DEAR ABBY: I love my mother and she says she loves me, but she can be quite difficult. A visit seldom goes by without her getting in at least a few hurtful zingers. There's always something about me that doesn't suit her. She says tactless things she would never dream of saying to anyone else. Telephone conversations don't include comments about my weight and appearance, because, thank goodness, she can't see me. However, she fills the space with advice and lectures.
Visits with Mother drain me. It often takes several days for me to get over being depressed and cranky. My solution is to avoid her.
Mother wants me to visit more often. I would like to accommodate her, and I go as frequently as my bruised psyche can tolerate, and that's it. I prefer the company of friends who accept and appreciate me just as I am. It breaks my heart to have to protect myself from my own mother.
Abby, please tell parents that if they yearn for the company of their adult children to do their part to make the visits mutually pleasant. Set aside parental instincts and treat your offspring with the respect and courtesy due the adult that your child has become. -- EMOTIONALLY BRUISED
DEAR BRUISED: Your problem won't be resolved until you're strong enough to confront your mother and tell her how her criticism has made you feel. Do not approach her in anger. Before you visit, make a list of the comments that hurt you, and tell her how they make you feel. Rehearse what you're going to say until you feel comfortable with it. Then tell her plainly how you expect to be treated in the future.
DEAR ABBY: I must disagree with some of the advice you gave to "Sleepless in Missouri," the woman whose fiance's sister stole an expensive painting and her grandmother's china. You stated that the sister may be suffering from kleptomania, a persistent neurotic impulse to steal, especially without economic motive.
Abby, kleptomania is a rare disorder. People who suffer from it usually steal small, inexpensive items that they have no use for. They usually feel extremely remorseful for what they have done, and frequently either return the items or give them away.

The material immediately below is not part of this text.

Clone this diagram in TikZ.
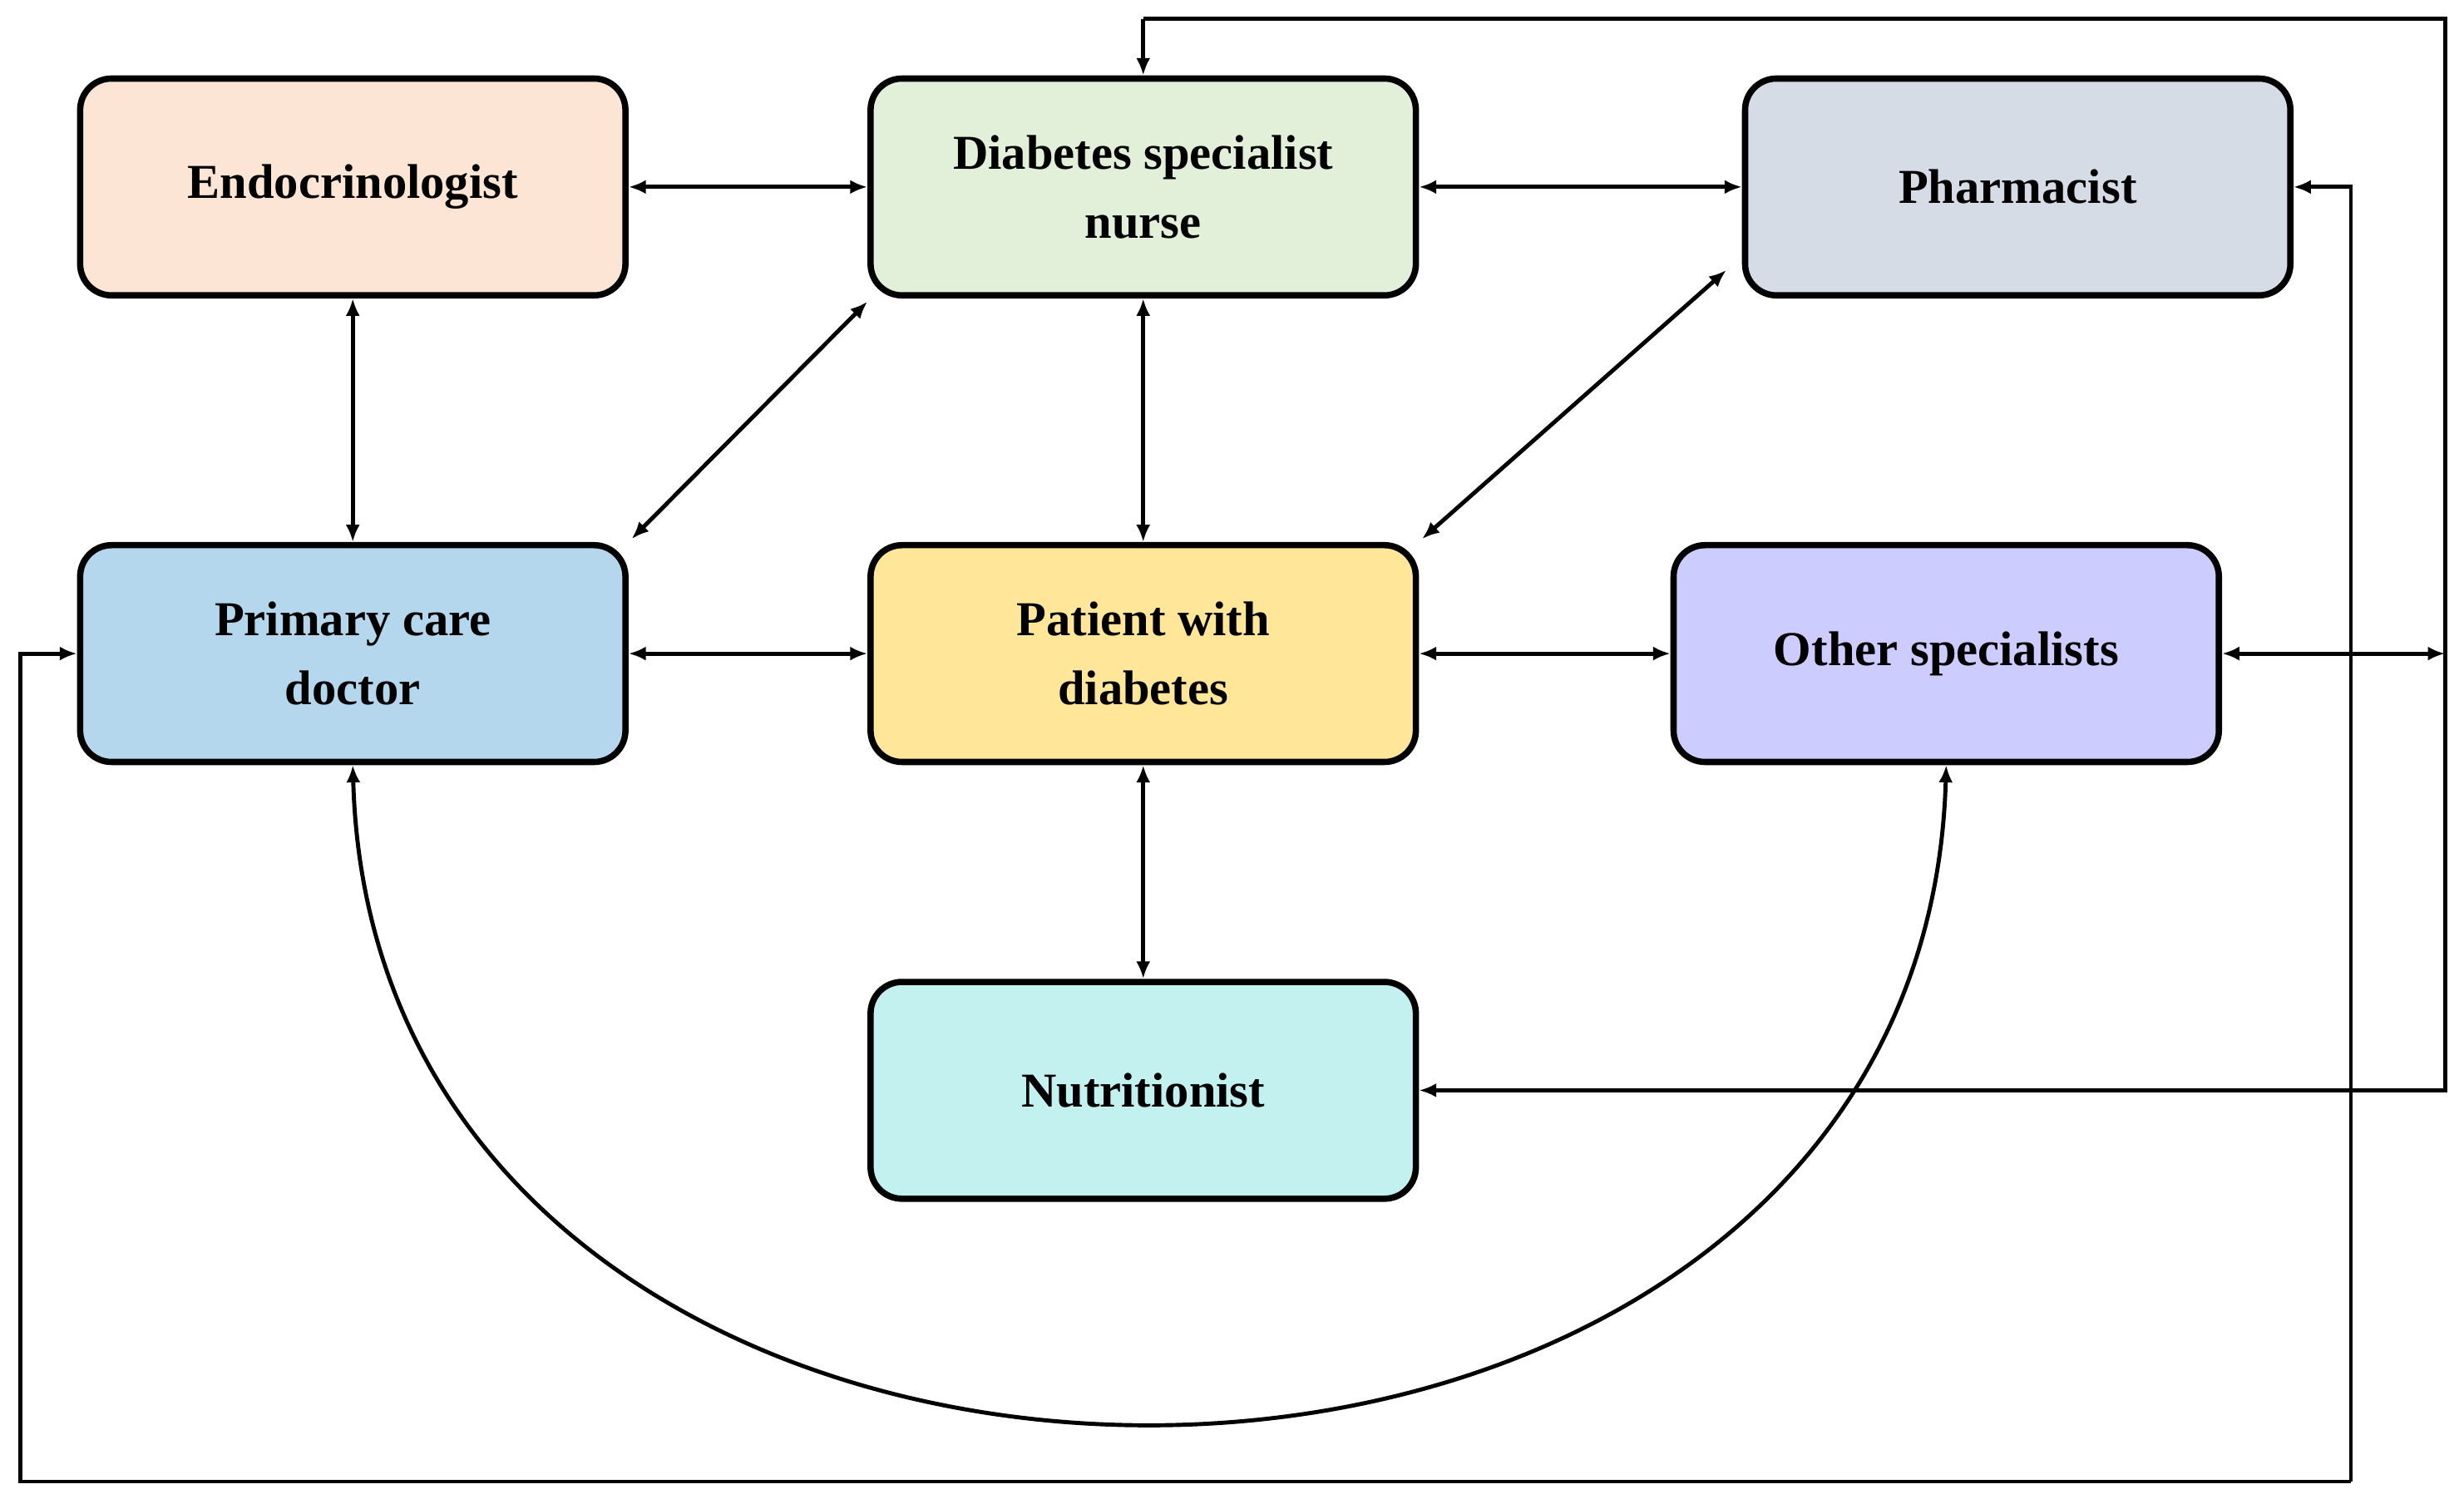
\documentclass[tikz,border=0pt]{standalone}
\usepackage{fontspec}
\setmainfont{Liberation Serif}
\usetikzlibrary{arrows.meta}
\definecolor{cEndo}{HTML}{FDE5D6}
\definecolor{cDSN}{HTML}{E2F0D9}
\definecolor{cPh}{HTML}{D6DCE5}
\definecolor{cPCD}{HTML}{B4D7EE}
\definecolor{cPat}{HTML}{FFE699}
\definecolor{cOth}{HTML}{CCCCFF}
\definecolor{cNut}{HTML}{C3F1F0}
\begin{document}
\begin{tikzpicture}[x=1pt,y=-1pt,
  box/.style={draw=black,line width=4pt,rounded corners=20pt,minimum width=347pt,minimum height=138pt,
    align=center,font=\fontsize{31}{44}\selectfont\bfseries,inner sep=0pt},
  con/.style={line width=2.6pt,{Latex[length=11pt,width=9pt]}-{Latex[length=11pt,width=9pt]}},
  one/.style={line width=2.6pt,-{Latex[length=11pt,width=9pt]}}]
\useasboundingbox (0,0) rectangle (1568,957);
\node[box,fill=cEndo] (endo) at (224.5,119) {Endocrinologist};
\node[box,fill=cDSN] (dsn) at (727.5,119) {Diabetes specialist\\nurse};
\node[box,fill=cPh] (ph) at (1284,119) {Pharmacist};
\node[box,fill=cPCD] (pcd) at (224.5,416) {Primary care\\doctor};
\node[box,fill=cPat] (pat) at (727.5,416) {Patient with\\diabetes};
\node[box,fill=cOth] (oth) at (1238.5,416) {Other specialists};
\node[box,fill=cNut] (nut) at (727.5,694) {Nutritionist};
\coordinate (r) at (1556,416);
\draw[con] (endo.east) -- (dsn.west);
\draw[con] (dsn.east) -- (ph.west);
\draw[con] (endo.south) -- (pcd.north);
\draw[con] (dsn.south) -- (pat.north);
\draw[con] (pcd.east) -- (pat.west);
\draw[con] (pat.east) -- (oth.west);
\draw[con] (pat.south) -- (nut.north);
\draw[con] (pcd.north east) ++(2,-2) -- ([shift={(0,2)}]dsn.south west);
\draw[con] ([shift={(2,-2)}]pat.north east) -- ([shift={(-10,-18)}]ph.south west);
\draw[con] (oth.east) -- (r);
\draw[con] (pcd.south) .. controls (240,1044) and (1222,1044) .. (oth.south);
\draw[line width=2.6pt] (r) |- (727.5,12);
\draw[one] (727.5,12) -- (dsn.north);
\draw[one] (1556,416) |- (nut.east);
\draw[one] (1496,943) |- (ph.east);
\draw[one] (1496,943) -| (13,416) -- (pcd.west);
\end{tikzpicture}
\end{document}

More than likely, the sister of "Sleepless'" fiance is suffering from a sense of entitlement. Since she brazenly displays the stolen items, she seems to feel no qualms about what she has done. She may rationalize it was acceptable to steal the items because "Sleepless" was not using them. Also, she may have thought she wouldn't get caught, or the items would not be missed since they were left in storage.
"Sleepless" should confront her fiance and his sister about the stolen items and be prepared to press charges.

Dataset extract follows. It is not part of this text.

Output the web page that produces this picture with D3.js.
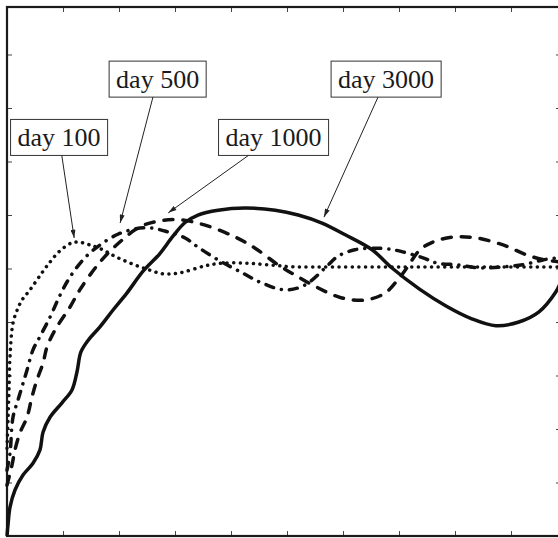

I am as troubled as you, Abby, that her fiance condones his sister's stealing, especially from someone he supposedly loves. I endorse your advice to "Sleepless" to think twice before entering into that marriage. -- SUSAN J. ULLMAN, DIRECTOR OF THEFT TREATMENT PROGRAM, CLERMONT COUNSELING CENTER, BATAVIA, OHIO
DEAR SUSAN: I bow to your expertise. Your advice supports what many readers wrote. They said I was too easy on both the thief and her brother, who brushed off his sister's wrongdoing.
To "Sleepless," I amend my advice to include giving serious consideration to filing charges.